Should the parties agree to the referral of the matter, the process may be summarized as follows:

  1. The parties enter into an agreement to mediate;
  2. The parties deliver a joint signed minute which records their decision to refer the matter to mediation – the effect of their signatures is to suspend the time periods for the delivery of pleadings or affidavits between the parties; and
  3. The mediation process must be concluded within 30 days from the signature of the minutes referred to above.

The referral to mediation of a dispute between the parties does not mean that all issues which arise will no longer be heard by the court. Should any dispute not be resolved through mediation, the dispute in question may proceed in the normal course of litigation.

In the magistrates courts, the process of mediation is explained in Rules 72 – 79, which provides for a similar process as the one mentioned above.


The obvious benefit of mediation is that the process is less expensive and much faster than proceeding with litigation. Another benefit of mediation is that the parties will probably obtain mutually satisfactory results – the aim is to find a ‘middle ground’ between the parties to resolve a dispute. This could ensure the preservation of any working relationship between the parties. The benefits of this process extend beyond the parties, as successful mediation also benefits the judicial system, if disputes which can be resolved, are disposed of outside of the courts.


Mediation is a voluntary process and both parties must agree to participate in this process – you cannot force the other party to agree to the referral of a matter to mediation. In Growthpoint Properties Ltd v Africa Master Blockchain Company (Pty) Ltd [2022] ZAGPJHC 836, it was held that Rule 41A contains no sanction for non-compliance.

A debtor trying to avoid judgment may not want to agree to follow a speedier process and accordingly any delay of the matter works in his or her favour.

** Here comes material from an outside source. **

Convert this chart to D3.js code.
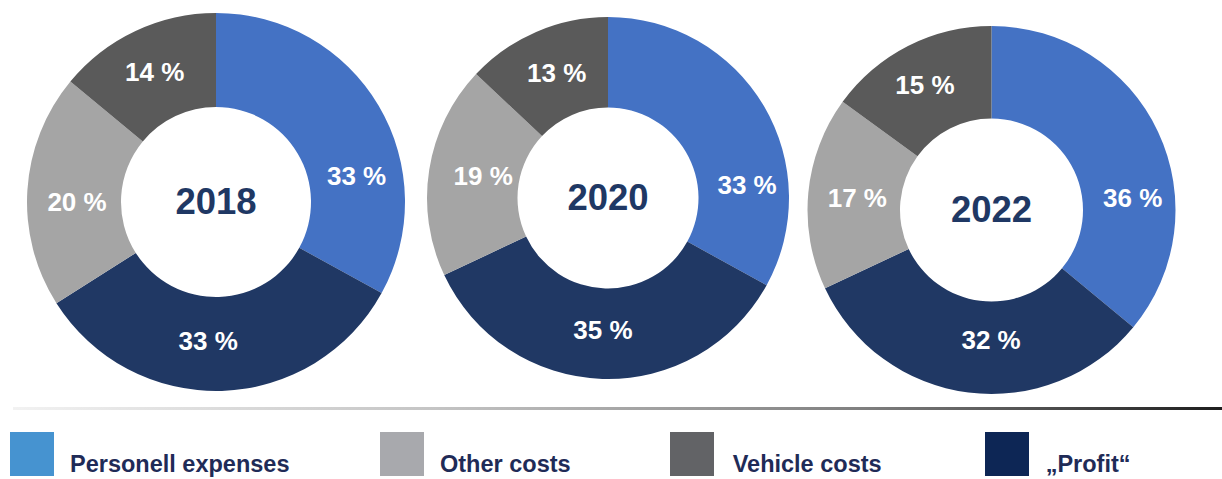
<!DOCTYPE html>
<html>
<head>
<meta charset="utf-8">
<script src="https://cdn.jsdelivr.net/npm/d3@7"></script>
<style>
  html, body { margin: 0; padding: 0; background: #ffffff; }
  svg { display: block; }
  text { font-family: "Liberation Sans", Arial, sans-serif; font-weight: bold; }
</style>
</head>
<body>
<svg id="chart" width="1222" height="479"></svg>
<script>
// Cost categories, in clockwise order from 12 o'clock
const categories = ["Personell expenses", "\u201EProfit\u201C", "Other costs", "Vehicle costs"];
const years = ["2018", "2020", "2022"];

// Share of each category (%) per year, same order as categories
const shares2018 = [33, 33, 20, 14];
const shares2020 = [33, 35, 19, 13];
const shares2022 = [36, 32, 17, 15];

// Legend order as shown along the bottom
const legendLabels = ["Personell expenses", "Other costs", "Vehicle costs", "\u201EProfit\u201C"];

// Ring fills and legend swatch fills
const ringColors = ["#4472c4", "#203864", "#a5a5a5", "#5a5a5a"];
const legendColors = ["#4693d0", "#a8a9ad", "#626366", "#0d2655"];

const svg = d3.select("#chart");

// Ring placement: centre, radii, and per-slice label nudges [degrees, px]
const rings = [
  { cx: 216, cy: 202, r: 189, r0: 95,
    nudge: [[20, 1], [5, -3], [-3.6, -3], [0, 2]] },
  { cx: 608, cy: 198, r: 181, r0: 90.5,
    nudge: [[25, 4], [0.4, -4], [1, -9], [1.2, 0]] },
  { cx: 991.5, cy: 210, r: 184, r0: 91.5,
    nudge: [[20, 4], [-7, -8], [0, -3], [-1, 4]] }
];

const color = d3.scaleOrdinal().domain(categories).range(ringColors);
const pie = d3.pie().sort(null).value(d => d.value);

const seriesByYear = [shares2018, shares2020, shares2022];

seriesByYear.forEach((vals, yi) => {
  const ring = rings[yi];
  const data = categories.map((c, i) => ({ cat: c, value: vals[i] }));
  const arcs = pie(data);
  const arc = d3.arc().innerRadius(ring.r0).outerRadius(ring.r);
  const mid = (ring.r + ring.r0) / 2;

  const g = svg.append("g").attr("transform", `translate(${ring.cx},${ring.cy})`);

  g.selectAll("path")
    .data(arcs)
    .join("path")
    .attr("d", arc)
    .attr("fill", d => color(d.data.cat));

  const labelPos = (d, i) => {
    const a = (d.startAngle + d.endAngle) / 2 + ring.nudge[i][0] * Math.PI / 180;
    const rr = mid + ring.nudge[i][1];
    return [Math.sin(a) * rr, -Math.cos(a) * rr];
  };

  // Percentage labels
  g.selectAll("text.pct")
    .data(arcs)
    .join("text")
    .attr("class", "pct")
    .attr("x", (d, i) => labelPos(d, i)[0])
    .attr("y", (d, i) => labelPos(d, i)[1])
    .attr("dy", "0.36em")
    .attr("text-anchor", "middle")
    .attr("fill", "#ffffff")
    .attr("font-size", 26)
    .text(d => `${d.data.value} %`);

  // Year in the hole
  g.append("text")
    .attr("x", 0)
    .attr("y", 0)
    .attr("dy", "0.32em")
    .attr("text-anchor", "middle")
    .attr("fill", "#1f3864")
    .attr("font-size", 36.5)
    .text(years[yi]);
});

// Separator rule above the legend, fading in from the left
const defs = svg.append("defs");
const grad = defs.append("linearGradient")
  .attr("id", "rule")
  .attr("x1", "0%").attr("x2", "100%").attr("y1", "0%").attr("y2", "0%");
grad.append("stop").attr("offset", "0%").attr("stop-color", "#f2f2f2");
grad.append("stop").attr("offset", "35%").attr("stop-color", "#c4c4c4");
grad.append("stop").attr("offset", "70%").attr("stop-color", "#808080");
grad.append("stop").attr("offset", "100%").attr("stop-color", "#1e1e1e");

svg.append("rect")
  .attr("x", 13).attr("y", 407)
  .attr("width", 1222 - 13).attr("height", 3)
  .attr("fill", "url(#rule)");

// Legend: swatch left edges and label offsets
const legendLeft = [10, 380, 670, 985];
const legendTextOffset = [60, 60, 62.7, 60.7];

const items = svg.append("g").selectAll("g")
  .data(legendLabels)
  .join("g")
  .attr("transform", (d, i) => `translate(${legendLeft[i]},432)`);

items.append("rect")
  .attr("width", 44).attr("height", 44)
  .attr("fill", (d, i) => legendColors[i]);

items.append("text")
  .attr("x", (d, i) => legendTextOffset[i])
  .attr("y", 39.5)
  .attr("fill", "#1f2b57")
  .attr("font-size", 23.5)
  .text(d => d);
</script>
</body>
</html>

Unfortunately, in such an instance, there is not much which can be done, as the courts are not yet prepared to force parties to mediate prior to litigation. Rule 41A 9(b) mentions one possible consequence for a party who unreasonably refuses the referral of the matter to mediation: costs of the action or application.

As a result, if a matter is not referred to mediation and the court finds that the costs incurred could have been avoided had the parties referred the matter to mediation, the court may choose not to award costs to the party which refused referral of the matter to mediation. This viewpoint can be inferred from the decision in Koetsioe and Others v Minister of Defence and Military Veterans [2021] ZAGPPHC 203 where Davis J made the following remark:

“In my view, it is clear that this matter could have (and still can) benefit from mediation.  The blunt refusal by the applicants to even consider, let alone attempt it is, in the circumstances of the case, which include their own breach their undertaking, so disconcerting, that I shall reflect upon it when considering the issue of costs as this court is entitled to do in terms of Rule 41A(9)(b).” at [para 6.5]

What this indicates is that although the process is voluntary, the Rule requires that the parties seriously consider mediation prior to litigation, and that, after such consideration, each party is required to provide their reasons for acceptance or refusal of mediation. While there is no actual compulsion to mediate, you are required to consider the process. Parties should therefore exercise caution when choosing to litigate a matter which may be resolved, either in full or partly, through mediation.


While it is extremely frustrating to chase after a debtor who refuses to repay you, due to a dispute in respect of the amount owing or a specific issue relating to the agreement, the uphill battle to resolve the matter in court will take years. During this time, the increasing legal costs might result in you becoming demotivated and feeling that justice is not on your side. Mediation is therefore an extremely important tool to utilize prior to continuing with litigation, as it is a resolution which will benefit both parties, and the judicial system, should it be successful.